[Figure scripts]

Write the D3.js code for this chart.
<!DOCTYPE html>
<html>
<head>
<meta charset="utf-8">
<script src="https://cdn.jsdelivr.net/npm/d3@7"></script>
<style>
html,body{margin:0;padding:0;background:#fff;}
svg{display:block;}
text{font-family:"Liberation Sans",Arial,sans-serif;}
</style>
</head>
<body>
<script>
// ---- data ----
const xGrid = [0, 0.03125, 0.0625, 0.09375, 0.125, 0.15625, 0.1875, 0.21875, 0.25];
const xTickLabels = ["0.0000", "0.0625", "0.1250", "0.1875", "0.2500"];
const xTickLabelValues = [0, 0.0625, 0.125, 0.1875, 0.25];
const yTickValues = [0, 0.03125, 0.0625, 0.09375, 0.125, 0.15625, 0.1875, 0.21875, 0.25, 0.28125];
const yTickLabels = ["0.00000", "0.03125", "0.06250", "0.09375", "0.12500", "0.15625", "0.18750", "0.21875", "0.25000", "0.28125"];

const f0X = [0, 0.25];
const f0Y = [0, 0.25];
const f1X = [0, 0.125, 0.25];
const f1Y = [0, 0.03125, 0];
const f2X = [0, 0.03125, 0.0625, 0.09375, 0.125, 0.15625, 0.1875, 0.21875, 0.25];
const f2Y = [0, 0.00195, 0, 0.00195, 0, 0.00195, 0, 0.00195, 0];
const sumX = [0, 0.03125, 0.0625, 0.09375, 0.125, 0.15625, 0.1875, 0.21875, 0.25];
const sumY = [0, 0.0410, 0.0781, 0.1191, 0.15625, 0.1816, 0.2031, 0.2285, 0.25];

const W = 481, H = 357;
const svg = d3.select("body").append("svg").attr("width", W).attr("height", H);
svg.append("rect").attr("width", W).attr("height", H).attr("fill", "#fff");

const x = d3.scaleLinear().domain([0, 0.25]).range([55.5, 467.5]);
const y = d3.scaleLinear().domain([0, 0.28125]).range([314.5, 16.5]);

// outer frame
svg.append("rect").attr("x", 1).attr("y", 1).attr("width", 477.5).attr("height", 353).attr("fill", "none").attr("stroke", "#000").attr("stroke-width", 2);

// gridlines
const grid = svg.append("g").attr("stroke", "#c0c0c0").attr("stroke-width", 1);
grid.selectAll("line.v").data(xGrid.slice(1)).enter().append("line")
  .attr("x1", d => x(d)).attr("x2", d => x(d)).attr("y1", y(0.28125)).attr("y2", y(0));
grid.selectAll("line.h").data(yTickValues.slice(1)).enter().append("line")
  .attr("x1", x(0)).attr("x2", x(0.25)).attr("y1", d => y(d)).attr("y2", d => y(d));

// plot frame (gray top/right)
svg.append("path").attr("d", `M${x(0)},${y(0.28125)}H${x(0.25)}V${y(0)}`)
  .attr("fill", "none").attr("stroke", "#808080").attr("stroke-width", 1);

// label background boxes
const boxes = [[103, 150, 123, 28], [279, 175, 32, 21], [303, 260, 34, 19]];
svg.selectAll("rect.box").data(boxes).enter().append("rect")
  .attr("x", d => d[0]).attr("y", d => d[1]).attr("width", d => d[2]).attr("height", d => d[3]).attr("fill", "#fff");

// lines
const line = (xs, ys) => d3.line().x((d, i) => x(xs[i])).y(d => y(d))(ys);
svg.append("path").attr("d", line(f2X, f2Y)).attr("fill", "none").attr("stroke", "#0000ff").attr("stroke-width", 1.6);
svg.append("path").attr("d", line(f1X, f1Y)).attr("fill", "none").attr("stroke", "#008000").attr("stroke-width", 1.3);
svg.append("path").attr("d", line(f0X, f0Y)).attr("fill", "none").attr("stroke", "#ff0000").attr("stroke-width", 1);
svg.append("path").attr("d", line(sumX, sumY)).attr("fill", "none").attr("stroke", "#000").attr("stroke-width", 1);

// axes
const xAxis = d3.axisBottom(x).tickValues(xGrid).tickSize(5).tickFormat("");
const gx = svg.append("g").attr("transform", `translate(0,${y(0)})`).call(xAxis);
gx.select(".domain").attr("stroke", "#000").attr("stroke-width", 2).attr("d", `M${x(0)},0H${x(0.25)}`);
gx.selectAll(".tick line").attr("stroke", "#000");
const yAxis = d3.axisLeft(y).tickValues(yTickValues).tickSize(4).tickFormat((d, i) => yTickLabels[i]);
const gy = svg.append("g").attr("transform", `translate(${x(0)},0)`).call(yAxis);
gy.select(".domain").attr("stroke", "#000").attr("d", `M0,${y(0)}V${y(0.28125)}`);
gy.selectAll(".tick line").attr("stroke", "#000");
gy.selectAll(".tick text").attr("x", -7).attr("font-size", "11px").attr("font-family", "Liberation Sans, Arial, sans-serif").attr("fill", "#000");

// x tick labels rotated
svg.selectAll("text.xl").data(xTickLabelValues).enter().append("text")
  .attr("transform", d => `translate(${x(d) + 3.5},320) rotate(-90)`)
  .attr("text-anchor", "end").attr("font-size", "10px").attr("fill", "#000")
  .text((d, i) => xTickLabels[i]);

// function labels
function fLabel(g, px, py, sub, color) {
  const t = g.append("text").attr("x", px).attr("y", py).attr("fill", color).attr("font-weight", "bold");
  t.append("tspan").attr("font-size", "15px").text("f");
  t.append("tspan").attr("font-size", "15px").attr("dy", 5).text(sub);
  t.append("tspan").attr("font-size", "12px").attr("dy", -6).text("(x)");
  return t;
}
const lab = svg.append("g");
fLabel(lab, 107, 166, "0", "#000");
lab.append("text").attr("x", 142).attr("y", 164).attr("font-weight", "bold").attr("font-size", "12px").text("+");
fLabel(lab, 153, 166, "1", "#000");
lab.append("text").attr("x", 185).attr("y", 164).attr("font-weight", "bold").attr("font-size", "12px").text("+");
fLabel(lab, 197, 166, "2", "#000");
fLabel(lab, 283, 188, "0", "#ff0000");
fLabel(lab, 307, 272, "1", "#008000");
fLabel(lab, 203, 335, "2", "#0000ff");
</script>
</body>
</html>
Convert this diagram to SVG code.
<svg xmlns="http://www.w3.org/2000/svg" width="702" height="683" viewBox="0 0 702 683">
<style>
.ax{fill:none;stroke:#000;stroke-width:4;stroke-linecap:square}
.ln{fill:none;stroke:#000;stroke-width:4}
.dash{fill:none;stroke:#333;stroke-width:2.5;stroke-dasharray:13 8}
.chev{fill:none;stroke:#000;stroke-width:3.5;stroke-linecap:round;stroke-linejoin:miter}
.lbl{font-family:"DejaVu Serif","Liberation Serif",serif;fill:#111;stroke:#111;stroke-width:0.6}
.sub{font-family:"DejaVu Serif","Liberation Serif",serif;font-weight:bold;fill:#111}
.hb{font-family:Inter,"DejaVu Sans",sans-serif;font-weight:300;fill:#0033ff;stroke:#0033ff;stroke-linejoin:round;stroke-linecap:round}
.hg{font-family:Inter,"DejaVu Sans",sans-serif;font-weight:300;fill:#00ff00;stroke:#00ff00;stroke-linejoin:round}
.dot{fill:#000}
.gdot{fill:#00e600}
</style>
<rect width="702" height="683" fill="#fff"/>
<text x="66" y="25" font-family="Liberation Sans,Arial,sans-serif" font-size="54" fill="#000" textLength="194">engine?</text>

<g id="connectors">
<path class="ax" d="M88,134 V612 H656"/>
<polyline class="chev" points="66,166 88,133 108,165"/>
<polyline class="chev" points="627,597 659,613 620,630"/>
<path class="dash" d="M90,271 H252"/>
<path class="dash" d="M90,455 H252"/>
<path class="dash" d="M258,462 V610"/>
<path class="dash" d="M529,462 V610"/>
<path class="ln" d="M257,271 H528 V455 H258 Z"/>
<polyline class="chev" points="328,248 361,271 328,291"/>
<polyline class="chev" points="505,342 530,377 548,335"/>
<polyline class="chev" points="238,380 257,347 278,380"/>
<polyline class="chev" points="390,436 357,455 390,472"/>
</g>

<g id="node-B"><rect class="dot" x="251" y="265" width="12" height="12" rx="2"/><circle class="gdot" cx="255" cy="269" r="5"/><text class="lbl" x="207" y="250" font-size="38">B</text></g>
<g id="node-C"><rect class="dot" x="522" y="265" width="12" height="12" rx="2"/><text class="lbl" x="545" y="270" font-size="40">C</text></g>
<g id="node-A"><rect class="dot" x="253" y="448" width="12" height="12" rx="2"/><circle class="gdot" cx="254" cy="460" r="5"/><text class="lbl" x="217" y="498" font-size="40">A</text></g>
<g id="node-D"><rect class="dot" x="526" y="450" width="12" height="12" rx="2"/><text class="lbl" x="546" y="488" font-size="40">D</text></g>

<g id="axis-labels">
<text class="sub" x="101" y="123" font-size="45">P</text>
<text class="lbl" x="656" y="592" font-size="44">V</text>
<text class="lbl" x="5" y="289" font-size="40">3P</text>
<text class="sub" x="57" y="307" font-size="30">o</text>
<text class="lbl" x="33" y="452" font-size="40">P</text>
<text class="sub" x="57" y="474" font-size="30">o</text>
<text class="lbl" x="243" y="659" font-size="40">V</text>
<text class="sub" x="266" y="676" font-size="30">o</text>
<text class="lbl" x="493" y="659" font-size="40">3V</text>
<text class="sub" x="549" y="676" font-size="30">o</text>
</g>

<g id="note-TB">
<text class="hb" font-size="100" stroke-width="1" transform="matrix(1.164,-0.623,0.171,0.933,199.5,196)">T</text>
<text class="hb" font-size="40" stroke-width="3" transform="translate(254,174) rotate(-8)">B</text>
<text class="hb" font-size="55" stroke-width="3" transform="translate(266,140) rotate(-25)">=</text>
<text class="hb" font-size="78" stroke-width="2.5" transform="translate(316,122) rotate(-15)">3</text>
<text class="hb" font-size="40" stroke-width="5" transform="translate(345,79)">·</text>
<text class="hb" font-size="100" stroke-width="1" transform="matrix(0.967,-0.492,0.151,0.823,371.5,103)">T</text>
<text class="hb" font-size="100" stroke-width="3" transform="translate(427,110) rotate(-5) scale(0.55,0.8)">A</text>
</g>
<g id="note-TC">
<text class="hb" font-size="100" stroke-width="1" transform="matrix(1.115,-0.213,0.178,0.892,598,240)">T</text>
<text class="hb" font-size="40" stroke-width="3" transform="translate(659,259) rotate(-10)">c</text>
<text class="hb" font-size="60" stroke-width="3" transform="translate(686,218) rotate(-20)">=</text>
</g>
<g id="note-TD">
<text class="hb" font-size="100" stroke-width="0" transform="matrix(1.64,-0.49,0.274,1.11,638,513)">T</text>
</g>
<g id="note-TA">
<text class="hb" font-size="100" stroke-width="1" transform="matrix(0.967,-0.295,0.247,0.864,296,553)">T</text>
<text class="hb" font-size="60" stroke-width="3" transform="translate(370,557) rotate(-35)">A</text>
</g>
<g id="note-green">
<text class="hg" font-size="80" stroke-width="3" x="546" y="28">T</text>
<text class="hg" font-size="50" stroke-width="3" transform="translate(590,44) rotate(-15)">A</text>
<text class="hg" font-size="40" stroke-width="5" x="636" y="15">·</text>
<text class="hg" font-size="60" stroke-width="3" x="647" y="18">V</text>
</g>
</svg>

**EXERCISE DETAILS:** Without changing anything, quote the lines from the top of the data to the line that contains "d3.scaleLinear().domain([0, 0.28125]).range([314.5, 16.5]);", including that line.

**THE ANSWER:**
Write the D3.js code for this chart.
<!DOCTYPE html>
<html>
<head>
<meta charset="utf-8">
<script src="https://cdn.jsdelivr.net/npm/d3@7"></script>
<style>
html,body{margin:0;padding:0;background:#fff;}
svg{display:block;}
text{font-family:"Liberation Sans",Arial,sans-serif;}
</style>
</head>
<body>
<script>
// ---- data ----
const xGrid = [0, 0.03125, 0.0625, 0.09375, 0.125, 0.15625, 0.1875, 0.21875, 0.25];
const xTickLabels = ["0.0000", "0.0625", "0.1250", "0.1875", "0.2500"];
const xTickLabelValues = [0, 0.0625, 0.125, 0.1875, 0.25];
const yTickValues = [0, 0.03125, 0.0625, 0.09375, 0.125, 0.15625, 0.1875, 0.21875, 0.25, 0.28125];
const yTickLabels = ["0.00000", "0.03125", "0.06250", "0.09375", "0.12500", "0.15625", "0.18750", "0.21875", "0.25000", "0.28125"];

const f0X = [0, 0.25];
const f0Y = [0, 0.25];
const f1X = [0, 0.125, 0.25];
const f1Y = [0, 0.03125, 0];
const f2X = [0, 0.03125, 0.0625, 0.09375, 0.125, 0.15625, 0.1875, 0.21875, 0.25];
const f2Y = [0, 0.00195, 0, 0.00195, 0, 0.00195, 0, 0.00195, 0];
const sumX = [0, 0.03125, 0.0625, 0.09375, 0.125, 0.15625, 0.1875, 0.21875, 0.25];
const sumY = [0, 0.0410, 0.0781, 0.1191, 0.15625, 0.1816, 0.2031, 0.2285, 0.25];

const W = 481, H = 357;
const svg = d3.select("body").append("svg").attr("width", W).attr("height", H);
svg.append("rect").attr("width", W).attr("height", H).attr("fill", "#fff");

const x = d3.scaleLinear().domain([0, 0.25]).range([55.5, 467.5]);
const y = d3.scaleLinear().domain([0, 0.28125]).range([314.5, 16.5]);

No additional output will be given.